GOAL OF THE EXERCISE »
Copy out the listing that follows exactly, dropping every picture.

PROVIDED DATA »
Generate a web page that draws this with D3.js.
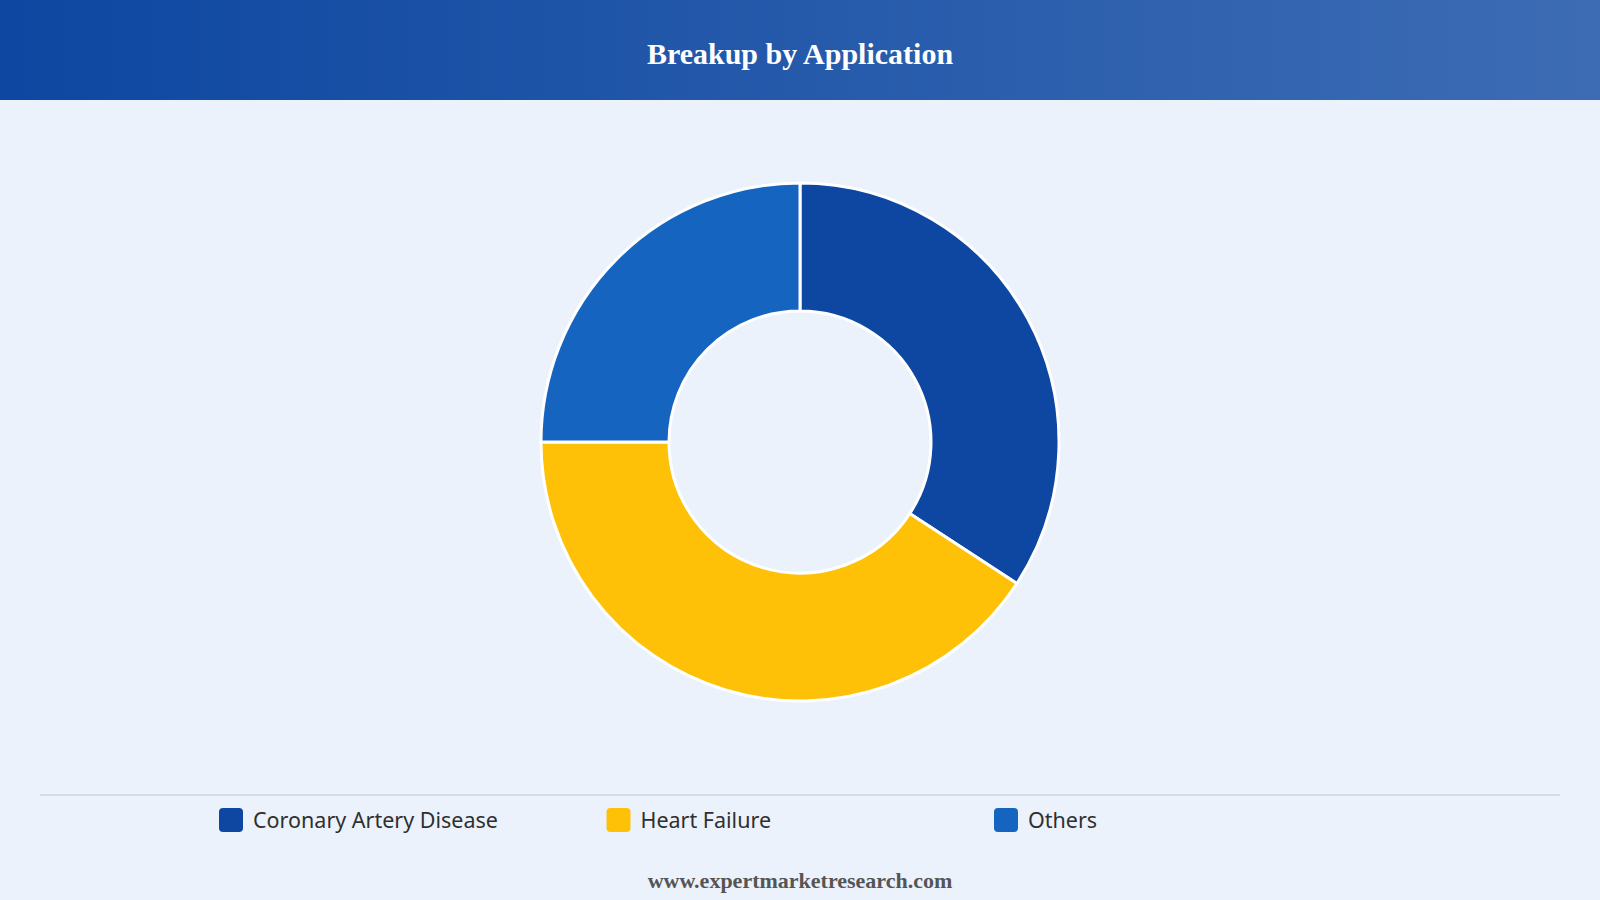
<!DOCTYPE html>
<html>
<head>
<meta charset="utf-8">
<script src="https://cdn.jsdelivr.net/npm/d3@7"></script>
<style>
  html, body { margin: 0; padding: 0; background: #ebf2fb; }
  svg { display: block; }
</style>
</head>
<body>
<div id="chart"></div>
<script>
// data
const categories = ['Coronary Artery Disease', 'Heart Failure', 'Others'];
const shares = [34.2, 40.8, 25.0];
const colours = ['#0d47a1', '#ffc107', '#1565c0'];

const width = 1600;
const height = 900;

const svg = d3.select('#chart').append('svg')
  .attr('width', width)
  .attr('height', height);

// header band with gradient
const defs = svg.append('defs');
const grad = defs.append('linearGradient').attr('id', 'hdr').attr('x1', '0%').attr('x2', '100%');
grad.append('stop').attr('offset', '0%').attr('stop-color', '#0d47a1');
grad.append('stop').attr('offset', '100%').attr('stop-color', '#3d6cb4');

svg.append('rect').attr('width', width).attr('height', height).attr('fill', '#ebf2fb');
svg.append('rect').attr('width', width).attr('height', 100).attr('fill', 'url(#hdr)');

svg.append('text')
  .attr('x', width / 2)
  .attr('y', 64)
  .attr('text-anchor', 'middle')
  .style('font-family', '"Liberation Serif", "Times New Roman", serif')
  .style('font-weight', 'bold')
  .style('font-size', '30px')
  .attr('fill', '#fff')
  .text('Breakup by Application');

// donut
const pie = d3.pie().sort(null).value(d => d);
const arc = d3.arc().innerRadius(131).outerRadius(259);

const g = svg.append('g').attr('transform', 'translate(800,442)');
g.selectAll('path')
  .data(pie(shares))
  .enter()
  .append('path')
  .attr('d', arc)
  .attr('fill', (d, i) => colours[i])
  .attr('stroke', '#fff')
  .attr('stroke-width', 3);

// divider
svg.append('line')
  .attr('x1', 40).attr('x2', 1560)
  .attr('y1', 795).attr('y2', 795)
  .attr('stroke', '#d7dce2')
  .attr('stroke-width', 2);

// legend
const legendX = d3.scalePoint().domain(categories).range([219, 994]);
const item = svg.selectAll('.legend')
  .data(categories)
  .enter()
  .append('g')
  .attr('class', 'legend')
  .attr('transform', d => `translate(${legendX(d)},808)`);

item.append('rect')
  .attr('width', 24).attr('height', 24)
  .attr('rx', 4)
  .attr('fill', (d, i) => colours[i]);

item.append('text')
  .attr('x', 34)
  .attr('y', 20)
  .style('font-family', '"Noto Sans", "Open Sans", sans-serif')
  .style('font-size', '21.5px')
  .attr('fill', '#2f2f2f')
  .text(d => d);

// footer
svg.append('text')
  .attr('x', width / 2)
  .attr('y', 888)
  .attr('text-anchor', 'middle')
  .style('font-family', '"Liberation Serif", "Times New Roman", serif')
  .style('font-weight', 'bold')
  .style('font-size', '22px')
  .attr('fill', '#555')
  .text('www.expertmarketresearch.com');
</script>
</body>
</html>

EXPECTED OUTPUT »
Generate a web page that draws this with D3.js.
<!DOCTYPE html>
<html>
<head>
<meta charset="utf-8">
<script src="https://cdn.jsdelivr.net/npm/d3@7"></script>
<style>
  html, body { margin: 0; padding: 0; background: #ebf2fb; }
  svg { display: block; }
</style>
</head>
<body>
<div id="chart"></div>
<script>
// data
const categories = ['Coronary Artery Disease', 'Heart Failure', 'Others'];
const shares = [34.2, 40.8, 25.0];
const colours = ['#0d47a1', '#ffc107', '#1565c0'];

const width = 1600;
const height = 900;

const svg = d3.select('#chart').append('svg')
  .attr('width', width)
  .attr('height', height);

// header band with gradient
const defs = svg.append('defs');
const grad = defs.append('linearGradient').attr('id', 'hdr').attr('x1', '0%').attr('x2', '100%');
grad.append('stop').attr('offset', '0%').attr('stop-color', '#0d47a1');
grad.append('stop').attr('offset', '100%').attr('stop-color', '#3d6cb4');

svg.append('rect').attr('width', width).attr('height', height).attr('fill', '#ebf2fb');
svg.append('rect').attr('width', width).attr('height', 100).attr('fill', 'url(#hdr)');

svg.append('text')
  .attr('x', width / 2)
  .attr('y', 64)
  .attr('text-anchor', 'middle')
  .style('font-family', '"Liberation Serif", "Times New Roman", serif')
  .style('font-weight', 'bold')
  .style('font-size', '30px')
  .attr('fill', '#fff')
  .text('Breakup by Application');

// donut
const pie = d3.pie().sort(null).value(d => d);
const arc = d3.arc().innerRadius(131).outerRadius(259);

const g = svg.append('g').attr('transform', 'translate(800,442)');
g.selectAll('path')
  .data(pie(shares))
  .enter()
  .append('path')
  .attr('d', arc)
  .attr('fill', (d, i) => colours[i])
  .attr('stroke', '#fff')
  .attr('stroke-width', 3);

// divider
svg.append('line')
  .attr('x1', 40).attr('x2', 1560)
  .attr('y1', 795).attr('y2', 795)
  .attr('stroke', '#d7dce2')
  .attr('stroke-width', 2);

// legend
const legendX = d3.scalePoint().domain(categories).range([219, 994]);
const item = svg.selectAll('.legend')
  .data(categories)
  .enter()
  .append('g')
  .attr('class', 'legend')
  .attr('transform', d => `translate(${legendX(d)},808)`);

item.append('rect')
  .attr('width', 24).attr('height', 24)
  .attr('rx', 4)
  .attr('fill', (d, i) => colours[i]);

item.append('text')
  .attr('x', 34)
  .attr('y', 20)
  .style('font-family', '"Noto Sans", "Open Sans", sans-serif')
  .style('font-size', '21.5px')
  .attr('fill', '#2f2f2f')
  .text(d => d);

// footer
svg.append('text')
  .attr('x', width / 2)
  .attr('y', 888)
  .attr('text-anchor', 'middle')
  .style('font-family', '"Liberation Serif", "Times New Roman", serif')
  .style('font-weight', 'bold')
  .style('font-size', '22px')
  .attr('fill', '#555')
  .text('www.expertmarketresearch.com');
</script>
</body>
</html>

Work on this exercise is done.